[Your goal] In the records below, reproduce exactly the lines from the one containing "Generate a Python" through the one containing "color='black', linewidth=1.8, zorder=4)", both included, and omit the pictures.

[Records supplied]
--*--

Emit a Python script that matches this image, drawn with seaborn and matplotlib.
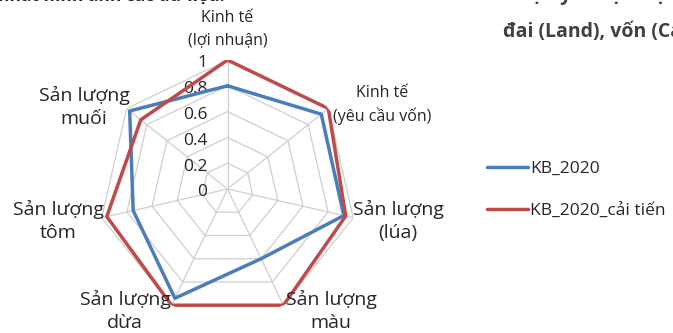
import numpy as np
import matplotlib
matplotlib.use("Agg")
import matplotlib.pyplot as plt
from matplotlib.lines import Line2D
import seaborn as sns

# Radar axes (clockwise from the top)
categories = [
    "Kinh tế\n(lợi nhuận)",
    "Kinh tế\n(yêu cầu vốn)",
    "Sản lượng\n(lúa)",
    "Sản lượng\nmàu",
    "Sản lượng\ndừa",
    "Sản lượng\ntôm",
    "Sản lượng\nmuối",
]
kb_2020 = [0.80, 0.93, 0.925, 0.60, 0.94, 0.75, 0.97]
kb_2020_cai_tien = [1.00, 1.00, 0.94, 1.00, 1.00, 0.96, 0.86]
series_names = ["KB_2020", "KB_2020_cải tiến"]
r_ticks = [0, 0.2, 0.4, 0.6, 0.8, 1.0]
r_tick_labels = ["0", "0.2", "0.4", "0.6", "0.8", "1"]

BLUE = "#4A7EBB"
RED = "#BE4B48"
GRID = "#CFCFCF"
TEXT = "#262626"

sns.set_theme(style="white")
plt.rcParams["font.family"] = ["Open Sans", "DejaVu Sans"]

W, H = 673, 333
fig = plt.figure(figsize=(W / 100, H / 100), dpi=100)


def fx(x):
    return x / W


def fy(y):
    return 1 - y / H


# polar axes: centre at (227.5, 189) px, radius 129 px
cx, cy, R = 227.5, 189, 129
ax = fig.add_axes([fx(cx - R), fy(cy + R), 2 * R / W, 2 * R / H], projection="polar")
ax.set_theta_offset(np.pi / 2)
ax.set_theta_direction(-1)
ax.set_ylim(0, 1)
ax.grid(False)
ax.spines["polar"].set_visible(False)
ax.set_xticks([])
ax.set_yticks([])
ax.patch.set_alpha(0)

n = len(categories)
theta = np.linspace(0, 2 * np.pi, n, endpoint=False)
theta_closed = np.append(theta, theta[0])

# heptagonal grid
for v in r_ticks[1:]:
    ax.plot(theta_closed, [v] * (n + 1), color=GRID, lw=0.9, zorder=1)
for t in theta:
    ax.plot([t, t], [0, r_ticks[-1]], color=GRID, lw=0.9, zorder=1)

# radial tick labels along the top spoke
for v, lab in zip(r_ticks, r_tick_labels):
    ax.annotate(lab, xy=(0, v), xytext=(-14.5, -2.5), textcoords="offset points",
                ha="right", va="center", fontsize=12.5, color=TEXT, zorder=2)

# data series
for vals, name, col in zip([kb_2020, kb_2020_cai_tien], series_names, [BLUE, RED]):
    r_closed = np.append(vals, vals[0])
    sns.lineplot(x=theta_closed, y=r_closed, sort=False, estimator=None,
                 color=col, lw=2.5, ax=ax, zorder=3)
ax.set_xlabel("")
ax.set_ylabel("")

# category labels
label_pos = [(227.5, 29), (382, 105), (398, 221), (331, 311), (125, 311), (58, 221), (84, 107)]
label_size = [11.5, 11.5, 14, 14, 14, 14, 14]
label_spacing = [1.55, 1.55, 1.32, 1.32, 1.32, 1.32, 1.32]
for lab, (x, y), fs, ls in zip(categories, label_pos, label_size, label_spacing):
    fig.text(fx(x), fy(y), lab, ha="center", va="center", multialignment="center",
             fontsize=fs, color=TEXT, linespacing=ls)

# legend
handles = [Line2D([], [], color=BLUE, lw=2.5), Line2D([], [], color=RED, lw=2.5)]
fig.legend(handles, series_names, loc="upper left", bbox_to_anchor=(fx(487), fy(161)),
           frameon=False, fontsize=12.5, handlelength=2.35, handletextpad=0.15,
           labelspacing=1.5, borderpad=0, borderaxespad=0, labelcolor=TEXT)

# surrounding page text
fig.text(fx(-2), fy(-4), "nhất hình ảnh các dữ liệu:", ha="left", va="center",
         fontsize=12.5, fontweight="bold", color=TEXT)
fig.text(fx(448), fy(-6), "2. Mức độ kỹ thuật hiện đại về Lao động",
         ha="left", va="center", fontsize=14, fontweight="bold", color="#404040")
fig.text(fx(503), fy(31), "đai (Land), vốn (Capital)", ha="left", va="center",
         fontsize=14, fontweight="bold", color="#404040")

fig.savefig("out.png", dpi=100)
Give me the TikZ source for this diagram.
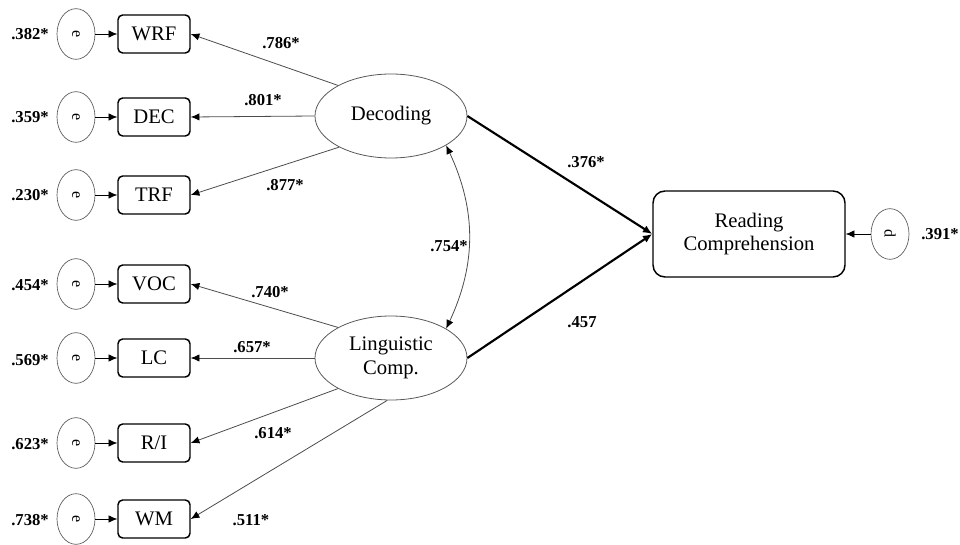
\documentclass[tikz,border=0pt]{standalone}
\usepackage{fontspec}
\setmainfont{Liberation Serif}
\usetikzlibrary{shapes.geometric,arrows.meta}

\newcommand{\errlab}[1]{\rotatebox{-90}{\fontsize{12}{12}\selectfont #1}}

\tikzset{
	err/.style={draw=gray!70!black, line width=.5pt, ellipse, minimum width=28.5pt, minimum height=38pt, inner sep=0pt},
	obs/.style={draw, line width=1.1pt, rounded corners=3.5pt, minimum width=54pt, minimum height=28.5pt, inner sep=0pt},
	lat/.style={draw=gray!70!black, line width=.6pt, ellipse, minimum width=114pt, minimum height=63pt, inner sep=0pt, align=center},
	val/.style={font=\fontsize{12.5}{12.5}\selectfont\bfseries},
	tip/.style={-{Latex[length=6.5pt,width=5.5pt]}},
	load/.style={-{Latex[length=6.5pt,width=5.5pt,fill=black,color=black]}, draw=gray!60!black, line width=.6pt},
	path/.style={-{Latex[length=7pt,width=6pt]}, line width=1.6pt},
}

\begin{document}
\begin{tikzpicture}[x=0.75pt,y=-0.75pt,font=\fontsize{15.5}{17.5}\selectfont]
	\useasboundingbox (0,0) rectangle (960,545);

		\node[val] (v1) at (30,34) {.382*};
		\node[val] (v2) at (30,117) {.359*};
		\node[val] (v3) at (30,195) {.230*};
		\node[val] (v4) at (30,285) {.454*};
		\node[val] (v5) at (30,360) {.569*};
		\node[val] (v6) at (30,444) {.623*};
		\node[val] (v7) at (30,520) {.738*};

		\node[err] (e1) at (76,34) {\errlab{e}};
		\node[err] (e2) at (76,117) {\errlab{e}};
		\node[err] (e3) at (76,195) {\errlab{e}};
		\node[err] (e4) at (76,284) {\errlab{e}};
		\node[err] (e5) at (76,358) {\errlab{e}};
		\node[err] (e6) at (76,443) {\errlab{e}};
		\node[err] (e7) at (76,519) {\errlab{e}};

	\node[obs] (WRF) at (154,34) {WRF};
	\node[obs] (DEC) at (154,117) {DEC};
	\node[obs] (TRF) at (154,195) {TRF};
	\node[obs] (VOC) at (154,284) {VOC};
	\node[obs] (LC) at (154,358) {LC};
	\node[obs] (RI) at (154,443) {R/I};
	\node[obs] (WM) at (154,519) {WM};

	\draw[tip] (e1) -- (WRF);
	\draw[tip] (e2) -- (DEC);
	\draw[tip] (e3) -- (TRF);
	\draw[tip] (e4) -- (VOC);
	\draw[tip] (e5) -- (LC);
	\draw[tip] (e6) -- (RI);
	\draw[tip] (e7) -- (WM);

	\node[lat] (Dec) at (391,116) {Decoding};
	\node[lat] (Lin) at (391,358) {Linguistic\\Comp.};

	\node[draw, line width=1.1pt, rounded corners=9pt, minimum width=144pt, minimum height=64.5pt, align=center] (RC) at (749,234) {Reading\\Comprehension};
		\node[err] (d) at (890,234) {\errlab{d}};
		\node[val] (vd) at (940,234) {.391*};
		\draw[tip] (d) -- (RC);

	\draw[load] (Dec.150) -- (WRF.east);
	\draw[load] (Dec.west) -- (DEC.east);
	\draw[load] (Dec.211) -- (TRF.east);
	\draw[load] (Lin.150) -- (VOC.east);
	\draw[load] (Lin.west) -- (LC.east);
	\draw[load] (Lin.210) -- (RI.east);
	\draw[load] (Lin.265) -- (WM.east);

		\node[val] (l1) at (281,43) {.786*};
		\node[val] (l2) at (263,100) {.801*};
		\node[val] (l3) at (285,185) {.877*};
		\node[val] (l4) at (270,292) {.740*};
		\node[val] (l5) at (252,347) {.657*};
		\node[val] (l6) at (273,433) {.614*};
		\node[val] (l7) at (251,520) {.511*};

	\draw[path] (Dec.east) -- (RC.west);
	\draw[path] (Lin.east) -- (RC.west);
		\node[val] (b1) at (586,162) {.376*};
		\node[val] (b2) at (582,322) {.457};

	\draw[load, {Latex[length=6.5pt,width=5.5pt,fill=black,color=black]}-{Latex[length=6.5pt,width=5.5pt,fill=black,color=black]}] (Dec.-28) to[bend left=25] (Lin.28);
		\node[val] (r1) at (449,246) {.754*};

\end{tikzpicture}
\end{document}
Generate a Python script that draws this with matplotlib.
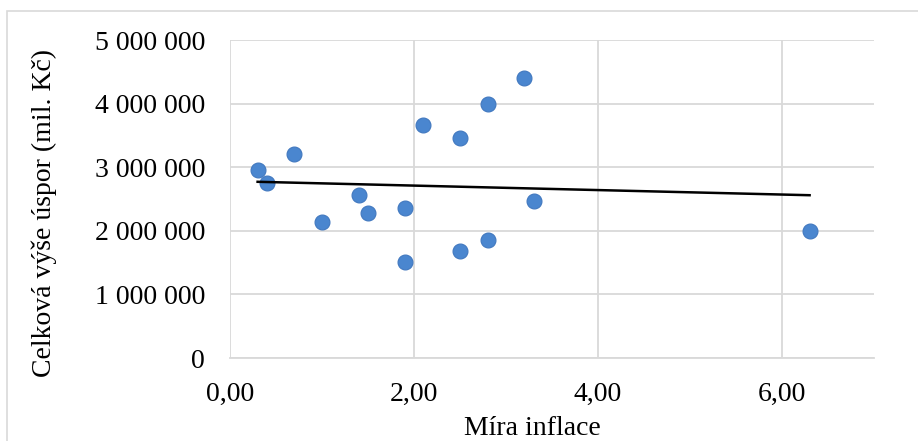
import numpy as np
import matplotlib
matplotlib.use("Agg")
import matplotlib.pyplot as plt
from matplotlib.ticker import FuncFormatter
from matplotlib.patches import Rectangle

inflation = [0.3, 0.4, 0.7, 1.0, 1.4, 1.5, 1.9, 1.9, 2.1, 2.5, 2.5, 2.8, 2.8, 3.2, 3.3, 6.3]
savings = [2950000, 2750000, 3210000, 2140000, 2560000, 2280000, 2360000, 1510000,
           3660000, 3460000, 1680000, 3990000, 1860000, 4400000, 2470000, 2000000]
x_ticks = [0, 2, 4, 6]
y_ticks = [0, 1000000, 2000000, 3000000, 4000000, 5000000]

plt.rcParams['font.family'] = ['Liberation Serif', 'DejaVu Serif']

fig = plt.figure(figsize=(9.18, 4.41), dpi=100)
W, H = 918, 441
ax = fig.add_axes([230 / W, 1 - 358 / H, (874 - 230) / W, (358 - 40) / H])

# outer chart border
fig.patches.append(Rectangle((7 / W, -0.1), 1.2, 1 - 11 / H + 0.1, transform=fig.transFigure,
                             fill=False, edgecolor='#d9d9d9', linewidth=1.2))

ax.scatter(inflation, savings, s=115, color='#4a86cf', edgecolors='#4178bf', linewidths=0.8, zorder=3)

coef = np.polyfit(inflation, savings, 1)
xs = np.array([min(inflation), max(inflation)])
ax.plot(xs, np.polyval(coef, xs), color='black', linewidth=1.8, zorder=4)

ax.set_xlim(0, 7)
ax.set_ylim(0, 5000000)
ax.set_xticks(x_ticks)
ax.set_yticks(y_ticks)
ax.xaxis.set_major_formatter(FuncFormatter(lambda v, p: f"{v:.2f}".replace('.', ',')))
ax.yaxis.set_major_formatter(FuncFormatter(lambda v, p: f"{int(v):,}".replace(',', ' ')))
ax.grid(True, color='#d9d9d9', linewidth=1.3)
ax.set_axisbelow(True)
for side in ['top', 'right', 'left']:
    ax.spines[side].set_visible(False)
ax.spines['bottom'].set_color('#d9d9d9')
ax.spines['bottom'].set_linewidth(1.3)
ax.tick_params(length=0, labelsize=20, colors='black')
ax.tick_params(axis='x', pad=17)
ax.tick_params(axis='y', pad=18)

ax.set_xlabel('Míra inflace', fontsize=20)
ax.set_ylabel('Celková výše úspor (mil. Kč)', fontsize=20)
ax.xaxis.set_label_coords(0.469, -0.183)
ax.yaxis.set_label_coords(-0.269, 0.456)

fig.savefig('out.png', dpi=100)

--*--

[Worked answer]
Generate a Python script that draws this with matplotlib.
import numpy as np
import matplotlib
matplotlib.use("Agg")
import matplotlib.pyplot as plt
from matplotlib.ticker import FuncFormatter
from matplotlib.patches import Rectangle

inflation = [0.3, 0.4, 0.7, 1.0, 1.4, 1.5, 1.9, 1.9, 2.1, 2.5, 2.5, 2.8, 2.8, 3.2, 3.3, 6.3]
savings = [2950000, 2750000, 3210000, 2140000, 2560000, 2280000, 2360000, 1510000,
           3660000, 3460000, 1680000, 3990000, 1860000, 4400000, 2470000, 2000000]
x_ticks = [0, 2, 4, 6]
y_ticks = [0, 1000000, 2000000, 3000000, 4000000, 5000000]

plt.rcParams['font.family'] = ['Liberation Serif', 'DejaVu Serif']

fig = plt.figure(figsize=(9.18, 4.41), dpi=100)
W, H = 918, 441
ax = fig.add_axes([230 / W, 1 - 358 / H, (874 - 230) / W, (358 - 40) / H])

# outer chart border
fig.patches.append(Rectangle((7 / W, -0.1), 1.2, 1 - 11 / H + 0.1, transform=fig.transFigure,
                             fill=False, edgecolor='#d9d9d9', linewidth=1.2))

ax.scatter(inflation, savings, s=115, color='#4a86cf', edgecolors='#4178bf', linewidths=0.8, zorder=3)

coef = np.polyfit(inflation, savings, 1)
xs = np.array([min(inflation), max(inflation)])
ax.plot(xs, np.polyval(coef, xs), color='black', linewidth=1.8, zorder=4)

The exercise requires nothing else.